Computational Methods for Analysis of Complex Catalytic Reaction Networks

Complicated catalytic reaction networks are pervasive in many different chemical processes and are therefore extensively studied in both academic and industrial settings. Computational methods are often utilized to support and direct experimental efforts for these types of systems, as they provide a strong theoretical basis for experimental design and have the potential to reduce the experimental time required to fully explore operating conditions required for successful activity. Microkinetic, or mechanistic, modeling, quantum mechanical (QM) calculations, and group additivity methods are all examples of computational methods that are applied to complex reaction networks in order to support experimental efforts and glean a better understanding of reaction mechanisms and catalytic performance under various reaction conditions.;In this work, various computational methods are used to investigate and analyze complex catalytic reaction networks.

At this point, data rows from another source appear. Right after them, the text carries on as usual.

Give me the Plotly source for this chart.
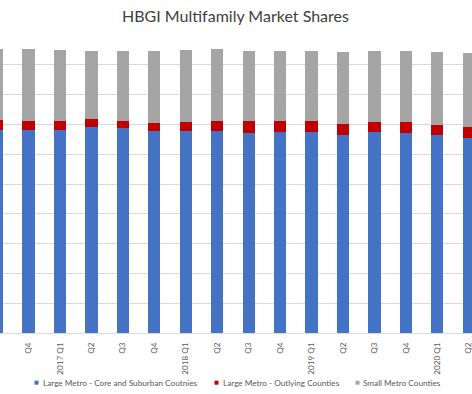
import plotly.graph_objects as go

# ---- data ----
quarters = ["2016 Q3", "2016 Q4", "2017 Q1", "2017 Q2", "2017 Q3", "2017 Q4",
            "2018 Q1", "2018 Q2", "2018 Q3", "2018 Q4", "2019 Q1", "2019 Q2",
            "2019 Q3", "2019 Q4", "2020 Q1", "2020 Q2"]
tick_labels = ["Q3", "Q4", "2017 Q1", "Q2", "Q3", "Q4", "2018 Q1", "Q2", "Q3",
               "Q4", "2019 Q1", "Q2", "Q3", "Q4", "2020 Q1", "Q2"]
core_suburban = [68.1, 68.2, 68.2, 69.0, 68.7, 67.9, 67.8, 67.9, 67.0, 67.4,
                 67.4, 66.6, 67.4, 67.0, 66.3, 65.3]
outlying = [3.4, 3.0, 3.0, 2.8, 2.5, 2.6, 2.9, 3.4, 4.0, 3.8,
            3.8, 3.6, 3.4, 3.7, 3.6, 3.8]
small_metro = [23.8, 24.2, 23.9, 22.9, 23.5, 24.1, 24.3, 24.0, 23.7, 23.4,
               23.5, 24.2, 23.9, 24.0, 24.5, 24.9]

series_names = ["Large Metro - Core and Suburban Coutnies",
                "Large Metro - Outlying Counties",
                "Small Metro Counties"]
colors = ["#4472C4", "#C00000", "#A5A5A5"]
title_text = "HBGI Multifamily Market Shares"

FONT = "Lato, 'Liberation Sans', Arial, sans-serif"

fig = go.Figure()
for name, vals, col in zip(series_names, [core_suburban, outlying, small_metro], colors):
    fig.add_trace(go.Bar(x=quarters, y=vals, name=name, marker_color=col,
                         marker_line_width=0, showlegend=False))

W, H = 472, 394
top, bottom = 35, 61
plot_h = H - top - bottom


def py_to_paper(py):
    return (H - bottom - py) / plot_h


# legend drawn as squares + text, positioned like the reference
legend_items = [(34.5, 41.5), (214.5, 221.5), (355.5, 362.0)]
annotations = []
shapes = []
for (sq_x, tx_x), name, col in zip(legend_items, series_names, colors):
    shapes.append(dict(type="rect", xref="paper", yref="paper",
                       x0=sq_x / W, x1=(sq_x + 4) / W,
                       y0=py_to_paper(384.7), y1=py_to_paper(380.7),
                       fillcolor=col, line_width=0))
    annotations.append(dict(text=name, xref="paper", yref="paper",
                            x=tx_x / W, y=py_to_paper(382.7),
                            xanchor="left", yanchor="middle", showarrow=False,
                            borderpad=0,
                            font=dict(family=FONT, size=8.2, color="#595959")))

spacing = 31.45
x0 = 1 - 28.5 / spacing
x1 = x0 + W / spacing

fig.update_layout(
    width=W, height=H,
    barmode="stack", bargap=0.61,
    paper_bgcolor="white", plot_bgcolor="white",
    margin=dict(l=0, r=0, t=top, b=bottom, pad=0),
    title=dict(text=title_text, x=235.5 / W, xanchor="center",
               y=1 - 16.5 / H, yanchor="middle", yref="container",
               font=dict(family=FONT, size=16, color="#404040")),
    font=dict(family=FONT, color="#595959"),
    xaxis=dict(type="category", range=[x0, x1], tickmode="array",
               tickvals=quarters, ticktext=tick_labels, tickangle=-90,
               tickfont=dict(size=8.1, color="#595959"), ticks="",
               showgrid=False, showline=False, zeroline=False,
               ticklabelstandoff=7),
    yaxis=dict(range=[0, 100], dtick=10, showticklabels=False,
               showgrid=True, gridcolor="#D9D9D9", gridwidth=1,
               zeroline=True, zerolinecolor="#D9D9D9", zerolinewidth=1,
               showline=False, ticks=""),
    annotations=annotations, shapes=shapes,
)

fig.write_html("out.html",
               config={"displayModeBar": False},
               post_script="document.body.style.margin='0px';"
                           "document.body.style.overflow='hidden';")
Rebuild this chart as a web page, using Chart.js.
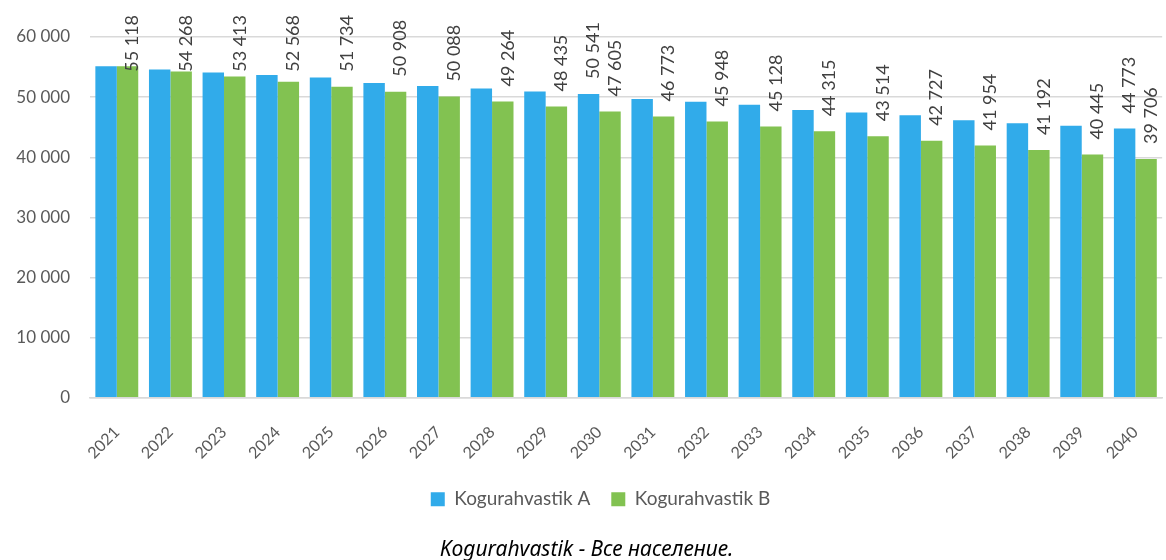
<!DOCTYPE html>
<html>
<head>
<meta charset="utf-8">
<script src="https://cdn.jsdelivr.net/npm/chart.js@4/dist/chart.umd.min.js"></script>
<style>
html, body { margin: 0; background: #fff; }
#wrap { width: 1166px; height: 560px; }
</style>
</head>
<body>
<div id="wrap"><canvas id="chart"></canvas></div>
<script>
const years = ['2021', '2022', '2023', '2024', '2025', '2026', '2027', '2028', '2029', '2030',
    '2031', '2032', '2033', '2034', '2035', '2036', '2037', '2038', '2039', '2040'];
const popA = [55118, 54600, 54100, 53700, 53250, 52350, 51850, 51450, 50950, 50541,
    49700, 49250, 48750, 47850, 47450, 47000, 46150, 45650, 45250, 44773];
const popB = [55118, 54268, 53413, 52568, 51734, 50908, 50088, 49264, 48435, 47605,
    46773, 45948, 45128, 44315, 43514, 42727, 41954, 41192, 40445, 39706];
const labelledA = ['2030', '2040'];

const fmt = v => String(v).replace(/\B(?=(\d{3})+(?!\d))/g, ' ');

// rotated value labels above the bars
const barLabels = {
    id: 'barLabels',
    afterDatasetsDraw(chart) {
        const ctx = chart.ctx;
        ctx.save();
        ctx.font = '18px Lato';
        ctx.fillStyle = '#404040';
        ctx.textAlign = 'left';
        ctx.textBaseline = 'middle';
        chart.data.datasets.forEach((ds, di) => {
            chart.getDatasetMeta(di).data.forEach((bar, i) => {
                if (di === 0 && !labelledA.includes(years[i])) return;
                const txt = fmt(ds.data[i]);
                const w = ctx.measureText(txt).width;
                let yb = bar.y - 15;
                if (yb - w < 15) yb = 15 + w;
                ctx.save();
                ctx.translate(bar.x + 5, yb);
                ctx.rotate(-Math.PI / 2);
                ctx.fillText(txt, 0, 0);
                ctx.restore();
            });
        });
        ctx.restore();
    }
};

// legend sits a little right of centre in the original
const legendNudge = {
    id: 'legendNudge',
    afterLayout(chart) {
        chart.legend.left += 14;
        chart.legend.right += 14;
    }
};

new Chart(document.getElementById('chart').getContext('2d'), {
    type: 'bar',
    data: {
        labels: years,
        datasets: [
            { label: 'Kogurahvastik A', data: popA, backgroundColor: '#31abea', categoryPercentage: 0.8, barPercentage: 1.0 },
            { label: 'Kogurahvastik B', data: popB, backgroundColor: '#82c251', categoryPercentage: 0.8, barPercentage: 1.0 }
        ]
    },
    options: {
        animation: false, responsive: true, maintainAspectRatio: false,
        layout: { padding: { top: 37, left: 10, right: 3, bottom: 0 } },
        plugins: {
            legend: {
                position: 'bottom',
                labels: { boxWidth: 14, boxHeight: 14, padding: 21, color: '#595959', font: { family: 'Lato', size: 19 } }
            },
            title: {
                display: true, position: 'bottom', text: 'Kogurahvastik - Все население.',
                color: '#000', font: { family: 'Noto Sans', size: 21, style: 'italic', weight: 'normal' },
                padding: { top: 19, bottom: -3 }
            },
            tooltip: { enabled: false }
        },
        scales: {
            x: {
                grid: { display: false },
                border: { color: '#d9d9d9', width: 1.5 },
                ticks: { color: '#595959', font: { family: 'Lato', size: 16 }, minRotation: 45, maxRotation: 45, padding: 17 },
                afterFit(s) { s.height = 71; }
            },
            y: {
                min: 0, max: 60000,
                ticks: { stepSize: 10000, color: '#595959', font: { family: 'Lato', size: 17 }, padding: 20, callback: v => fmt(v) },
                grid: { color: '#d9d9d9', lineWidth: 1.5, drawTicks: false },
                border: { display: false },
                afterFit(s) { s.width = 80; }
            }
        }
    },
    plugins: [barLabels, legendNudge]
});
</script>
</body>
</html>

Microkinetic modeling is used with rate parameter estimation techniques and experimental observations to identify a reaction mechanism describing catalytic oxidation on a novel heterogenous organometallic complex. QM calculations are used to calculate enthalpies of formation for carbenium ions, leading to group additivity values that facilitate calculation of necessary rate coefficients for automatically generated reaction networks. QM methods are also utilized to conduct a study of atomic adsorption energies on multiple monometallic and bimetallic transition metal catalysts, generating a database of values to be used with rate parameter estimation methods. These results are applied for methane conversion to methanol, a complicated reaction scheme with significant conversion and selectivity challenges. Microkinetic modeling is used again with estimated rate parameters to study methane conversion, selectivity to methanol, and dominant surface reactions, resulting in recommendations for the most promising catalyst candidates for successful conversion of methane to methanol. These contributions add to current understanding of catalytic behavior as well as extend the computational methods for future research opportunities on new systems.